In Cantor, Virginians See Both a Hero and a Hindrance

In Cantor, Virginians See Both a Hero and a Hindrance

By Caitlin Huey-Burns - January 18, 2012


RICHMOND, Va. -- Standing behind the counter of her home-and-garden gift store, nestled amid other shops and offices in a quaint shopping village off state Route 60, Gwen Moore says in a soft voice, "I fear Obama."

Moore is a native Virginian, and a Republican, who opened Cottage Lane eight years ago. Like many small business owners, she is unnerved by the sweeping health care legislation passed by congressional Democrats and signed into law in 2010 by President Obama, despite the fact that it exempts small businesses from its mandates. "I detest what Obama is doing," she says. Thankfully, she adds, her congressman is doing exactly what she wants him to do: He’s standing up to the White House.

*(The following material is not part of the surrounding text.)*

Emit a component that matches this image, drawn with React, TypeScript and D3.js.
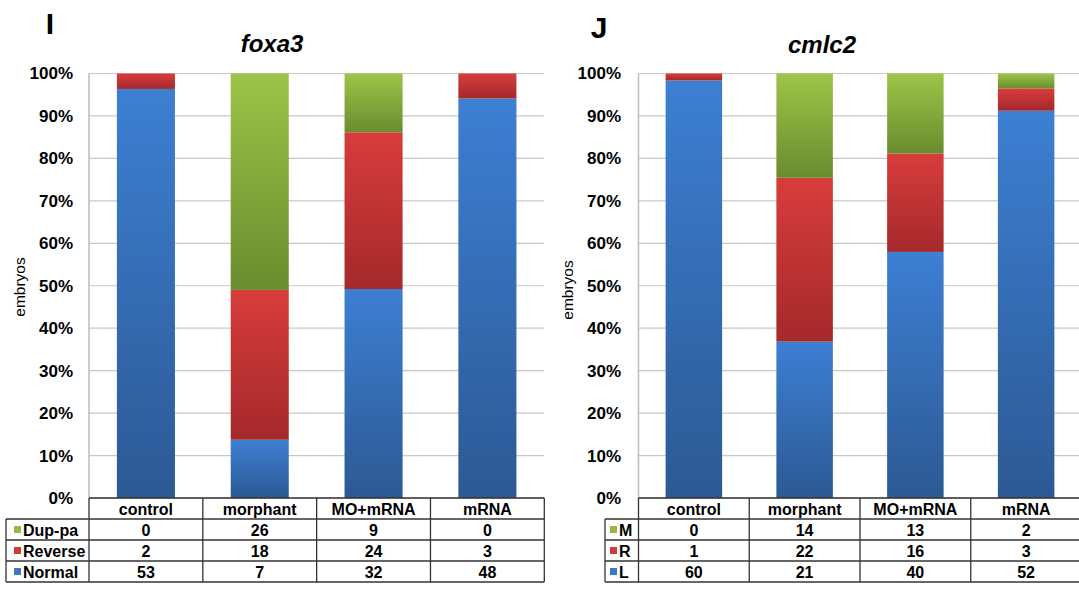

That congressman is Eric Cantor, the House majority leader whom Obama has tried to make the poster child of partisan Washington gridlock. In September, the president promoted his new jobs plan in Cantor's Republican-leaning 7th Congressional District near Richmond. A month later, at a Texas event to sell his jobs plan, he called out Cantor by name, saying, "He won't even let this jobs bill have a vote in the House of Representatives."

It's unlikely, but not out of the realm of possibility, some Democratic officials say, that their party can oust Cantor from Congress. But the tense exchanges between the president and the second-highest-ranking Republican in the lower chamber have come to epitomize the negotiating-table disconnect that now characterizes Washington. The spat also seems to be energizing their respective bases in this part of Virginia, a critical battleground state heading into the 2012 election.

While Moore thinks Cantor has shown "a tremendous amount of courage to stand against a corrupt system," Abbi Easter, the Democratic chairwoman of the 7th district, describes the congressman as "petulant, arrogant . . . standing up thinking he is some muckety-muck and treating the president really badly." Cantor rose quickly within the Republican leadership. An attorney who had served five terms in the Virginia House of Delegates, he was tapped by then Majority Whip Roy Blunt to serve as his deputy, and became a key player in getting support for the Medicare prescription drug benefit bill in 2003. He earned street cred for being a savvy fundraiser, but as majority leader Cantor has come to embrace the right of his party and is often seen as a thorn in Speaker John Boehner's side during critical negotiations.

Cantor's increased profile on Capitol Hill -- in fact, he tops GQ’s new list of the 50 most powerful people (not named Obama or Biden) in Washington -- has encouraged two Democrats to challenge him in his home district, says Easter, and a third is considering doing the same. These runs appear to be largely symbolic, as Cantor has won by large margins since his first election in 2000. "It's a difficult district, but people are very frustrated," Easter says.

Easter and state Senate Democratic Caucus Chairman Don McEachin of Henrico County -- which includes some of Cantor's district -- are encouraged by this past November’s commonwealth attorney race, in which a Democrat pulled off a surprise victory over two Republicans, including one backed by Cantor. Democrats put out robo-calls using Cantor as a target, which McEachin believes helped propel their candidate. McEachin served alongside Cantor in the state house and remembers him as "always someone you could work with." Now, he says, he doesn't recognize the "Washington version" of Cantor and is put off by the way he is "treating the executive branch." (McEachin also notes that Cantor sent him an e-mail when his father passed away.)

While Democrats are riled up over the congressman's treatment of the president, Doug White, a Republican who runs a small business consulting firm in Cantor's district, sees Obama's treatment of Cantor as uniting his foes: "My enemy's enemy is my friend," he says, echoing an old proverb.

The relationship between Obama and Cantor, two men with similarly strong ambitions but very different ideals, intrigues University of Richmond political science professor Daniel Palazzo, who has come to know the majority leader. "You have a president who sees in Cantor a foil of some kind," he says. And despite Cantor’s divisive reputation in Washington, Palazzo sees him playing a more unifying role, like he did in 2003 with the Medicare bill, within his party in the upcoming presidential elections. Cantor “is an establishment Republican, but he has really been called upon to be two things: the opposition party's voice against the president and to represent the interest of the Tea Party in the House," Palazzo says. "In a sense, he's got a foot in two different worlds, the ones that Mitt Romney” -- should he be the nominee -- “is going to try to bring together."

But Cantor's colleague Bobby Scott, a liberal Democrat whose district borders Cantor's, thinks the attention paid to the Cantor-Obama relationship is distracting. Scott wouldn't call Cantor out directly -- he insists the Virginia delegation on Capitol Hill is close-knit, thanks to the group's former dean John Warner, "who kind of set the tone that it makes more sense for us to get along with each other . . . but it doesn't mean we agree." Nonetheless, he blamed Republicans in the House and their leadership for stalling the president's jobs plan.